The industrial cities of Jubail and Yanbu are playing host to sophisticated production facilities and proving crucial to the Kingdom's economic development.
Yanbu, which already contains 54 plants and has seen several expansions in recent years, is the location for two new major projects - Exxon Mobil and Zinc Oxide Company.
Jubail will be the site of a million-tonnes-per-year (tpy) methanol plant and a 50,000tpy butanediol (BDO) factory being put up by Saudi International Petrochemical Company. The capacities refer to the first phase.
Saudi Al-Rajhi International Contracting and the US' UOP Company have signed a licensing and technology transfer agreement for the construction of a $150 million normal paraffin plant in the Jubail industrial area. A $80 million LAB facility is to be added later.
Alujain Corporation has announced plans for substantially expanding its involvement in the Jubail-Yanbu cities. The company is the founding investor with 41.66 per cent equity stake in National Petrochemical Industrial Company (Natpet), which is establishing the Teldene polypropylene project.
The $225 million project coming up in Yanbu will produce 300,000 tonnes per year (tpy) of polypropylene using the Montell technology. Teldene will obtain its feedstock from an adjacent propane dehydrogenation plant Alfasel.
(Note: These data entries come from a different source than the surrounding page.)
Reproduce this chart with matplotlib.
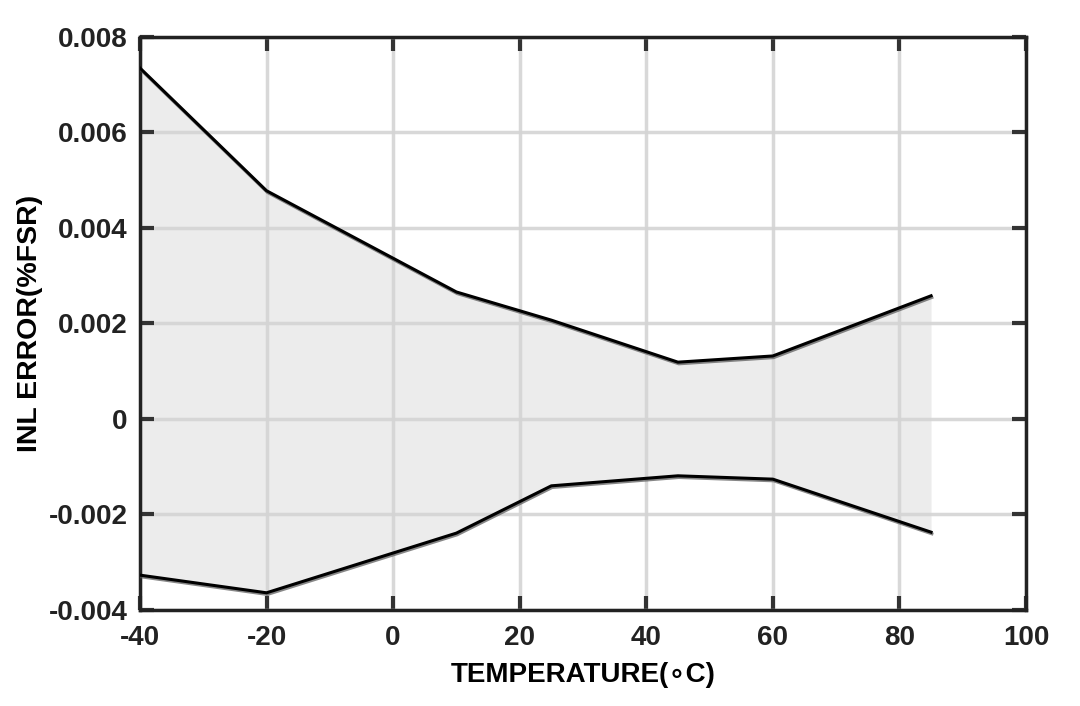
import matplotlib
matplotlib.use("Agg")
import matplotlib.pyplot as plt
import matplotlib.patheffects as pe

# data
temperature = [-40, -20, 10, 25, 45, 60, 85]
inl_upper = [0.00735, 0.00478, 0.00266, 0.00207, 0.00119, 0.00132, 0.00258]
inl_lower = [-0.00327, -0.00364, -0.00239, -0.00140, -0.00119, -0.00126, -0.00237]

x_ticks = [-40, -20, 0, 20, 40, 60, 80, 100]
y_ticks = [-0.004, -0.002, 0, 0.002, 0.004, 0.006, 0.008]
y_tick_labels = ["-0.004", "-0.002", "0", "0.002", "0.004", "0.006", "0.008"]

plt.rcParams["font.family"] = ["Liberation Sans", "DejaVu Sans"]
plt.rcParams["font.weight"] = "bold"
plt.rcParams["text.color"] = "#222222"

fig = plt.figure(figsize=(10.8, 7.06), dpi=100)
ax = fig.add_axes([0.1296, 0.136, 0.8204, 0.8116])

ax.fill_between(temperature, inl_lower, inl_upper, color="#ececec", zorder=0.2, linewidth=0)
shadow = [pe.SimpleLineShadow(offset=(0.6, -1.2), shadow_color="#555555", alpha=0.7), pe.Normal()]
ax.plot(temperature, inl_upper, color="black", lw=2.2, path_effects=shadow, zorder=3)
ax.plot(temperature, inl_lower, color="black", lw=2.2, path_effects=shadow, zorder=3)

ax.set_xlim(-40, 100)
ax.set_ylim(-0.004, 0.008)
ax.set_xticks(x_ticks)
ax.set_xticklabels([str(t) for t in x_ticks])
ax.set_yticks(y_ticks)
ax.set_yticklabels(y_tick_labels)

ax.set_axisbelow(True)
ax.grid(True, color="#d4d4d4", lw=2.5, alpha=0.9)
for s in ax.spines.values():
    s.set_linewidth(2.5)
    s.set_color("#222222")
ax.tick_params(direction="in", length=10, width=3, color="#333333",
               top=True, right=True, labelsize=20, labelcolor="#222222")
ax.tick_params(axis="x", pad=11)
ax.tick_params(axis="y", pad=9)
for lab in ax.get_xticklabels() + ax.get_yticklabels():
    lab.set_fontweight("bold")

ax.set_xlabel("TEMPERATURE(\u2218C)", fontsize=20, fontweight="bold", labelpad=8)
ax.set_ylabel("INL ERROR(%FSR)", fontsize=20.5, fontweight="bold", labelpad=4)

fig.savefig("out.png", dpi=100)
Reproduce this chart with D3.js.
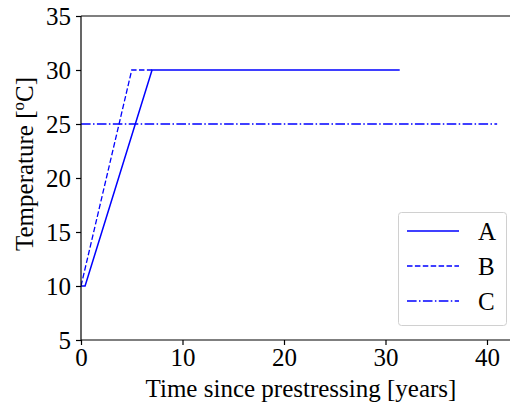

The Teldene project is expected to begin commercial production in the last quarter of 2004.
Alujain's ongoing projects include Alfasel and a super-alkylates plant.
Thirty-four new plants with a total capital investment of SR14.99 billion ($3.99 billion) are under construction in Jubail Industrial City (JIC), while 57 others with a capital investment of SR14 billion are in the design or planning stage.
Nine plants with a total capital investment of SR4.32 billion ($ 1.15 billion) are currently undergoing expansions there.
Al Jubail Fertiliser Company (Samad) recently underwent an expansion for ammonia debottlenecking.
Expansions are underway at Saudi Arabian Fertiliser Company, National Chemical Fertiliser Company (Ibn Al Baytar); Arabian Petrochemical Company (Petrokemya); Saudi Petrochemical Company (Sadaf) and Saudi Formaldehyde. Among the new industries/projects under construction in that city are Al Jubail United Petrochemical Company (United) for the production of ethylene, ethylene oxide, LAO, VCM, PVC and polyethylene; National Industrialisation Company (NIC) (propylene and polypropylene) and the Saudi International Petrochemical Company (methanol, acetic acid, vinyl acetate monomer and BDO).
An example of Saudi entrepreneurship is the pioneering Zamil family, which recently added cranes and hoists to its product portfolio in a joint venture between the HA Al Zamil Brothers Group and Morris Material Handling of the UK.
The new Morris Crane Factory in Dammam's First Industrial City will be an addition to the group's interests in steel buildings, air conditioners, glazing systems, construction and food processing.